The world body said it had found "a pattern of gross human rights violations against the Rohingya... (which) suggest a widespread or systematic attack... in turn giving rise to the possible commission of crimes against humanity if established in a court of law.”

The UN also called on Aung San Suu Kyi’s government to launch an independent and comprehensive investigation into all rights abuses against Rohingya Muslims. 

Rohingya Muslim children look on past charred shelters following a fire that the Bawdupa camp near Sittwe, Myanmar's Rakhine state capital, on May 3, 2016. (AFP)

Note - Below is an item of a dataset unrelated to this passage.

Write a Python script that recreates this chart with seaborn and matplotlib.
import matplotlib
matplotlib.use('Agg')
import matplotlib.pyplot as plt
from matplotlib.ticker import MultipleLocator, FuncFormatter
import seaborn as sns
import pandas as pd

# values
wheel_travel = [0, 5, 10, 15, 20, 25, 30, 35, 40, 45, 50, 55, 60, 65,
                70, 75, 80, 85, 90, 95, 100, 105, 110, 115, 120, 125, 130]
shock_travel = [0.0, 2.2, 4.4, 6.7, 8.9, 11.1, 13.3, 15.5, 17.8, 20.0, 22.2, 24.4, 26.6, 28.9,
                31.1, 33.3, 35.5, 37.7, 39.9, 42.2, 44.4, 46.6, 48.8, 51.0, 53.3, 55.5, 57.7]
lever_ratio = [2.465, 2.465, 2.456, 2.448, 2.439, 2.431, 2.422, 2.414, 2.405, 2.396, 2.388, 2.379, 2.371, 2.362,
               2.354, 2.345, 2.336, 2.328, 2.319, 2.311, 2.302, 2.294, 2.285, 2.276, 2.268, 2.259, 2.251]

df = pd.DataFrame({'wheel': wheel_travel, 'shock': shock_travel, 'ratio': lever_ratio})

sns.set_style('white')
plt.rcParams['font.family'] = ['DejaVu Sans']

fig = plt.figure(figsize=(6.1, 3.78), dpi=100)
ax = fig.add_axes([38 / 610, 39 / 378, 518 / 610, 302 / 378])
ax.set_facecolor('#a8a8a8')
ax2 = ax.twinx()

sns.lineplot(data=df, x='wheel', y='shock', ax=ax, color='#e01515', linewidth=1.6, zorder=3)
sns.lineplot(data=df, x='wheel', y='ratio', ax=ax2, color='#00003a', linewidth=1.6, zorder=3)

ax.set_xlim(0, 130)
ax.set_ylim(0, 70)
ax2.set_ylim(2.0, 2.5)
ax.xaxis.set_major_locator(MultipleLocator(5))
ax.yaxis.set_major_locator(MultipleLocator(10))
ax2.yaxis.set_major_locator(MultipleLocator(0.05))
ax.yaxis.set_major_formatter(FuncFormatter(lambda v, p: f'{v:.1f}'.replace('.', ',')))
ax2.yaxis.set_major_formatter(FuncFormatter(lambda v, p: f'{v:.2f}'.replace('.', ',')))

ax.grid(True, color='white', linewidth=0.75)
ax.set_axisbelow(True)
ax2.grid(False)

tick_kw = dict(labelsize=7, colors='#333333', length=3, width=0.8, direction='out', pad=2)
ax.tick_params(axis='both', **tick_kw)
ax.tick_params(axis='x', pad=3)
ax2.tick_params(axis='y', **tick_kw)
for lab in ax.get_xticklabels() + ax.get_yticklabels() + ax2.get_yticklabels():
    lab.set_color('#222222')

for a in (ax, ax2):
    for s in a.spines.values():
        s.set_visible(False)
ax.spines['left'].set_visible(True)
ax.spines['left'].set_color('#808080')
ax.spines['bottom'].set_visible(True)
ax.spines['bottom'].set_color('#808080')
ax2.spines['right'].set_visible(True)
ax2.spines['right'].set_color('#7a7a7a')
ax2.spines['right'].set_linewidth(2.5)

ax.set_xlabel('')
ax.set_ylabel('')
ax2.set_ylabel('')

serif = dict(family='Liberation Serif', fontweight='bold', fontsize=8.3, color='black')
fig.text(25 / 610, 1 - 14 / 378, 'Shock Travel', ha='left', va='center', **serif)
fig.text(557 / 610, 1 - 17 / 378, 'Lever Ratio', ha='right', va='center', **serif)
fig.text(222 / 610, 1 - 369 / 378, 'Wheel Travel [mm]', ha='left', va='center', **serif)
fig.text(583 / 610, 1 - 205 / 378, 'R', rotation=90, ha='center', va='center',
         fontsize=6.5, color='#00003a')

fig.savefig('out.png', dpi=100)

Rakhine state is home to the Rohingya Muslim minority, who are labeled “Bengali” by hardline Buddhists. Many government officials brand the Rohingya Muslims as illegal immigrants from Bangladesh even though many can trace their ancestry back generations in Myanmar.

Rohingya and other Muslims have faced torture, neglect, and repression in Myanmar for many years. A large number of Rohingyas are believed to have been killed and tens of thousands displaced in attacks by extremists who call themselves Buddhists. The violence against Muslims struck central Myanmar and Rakhine when the army began loosening its stranglehold on the country in 2011.

The violence against Muslims triggered an influx of refugees into neighboring countries, namely Thailand, Malaysia and Indonesia.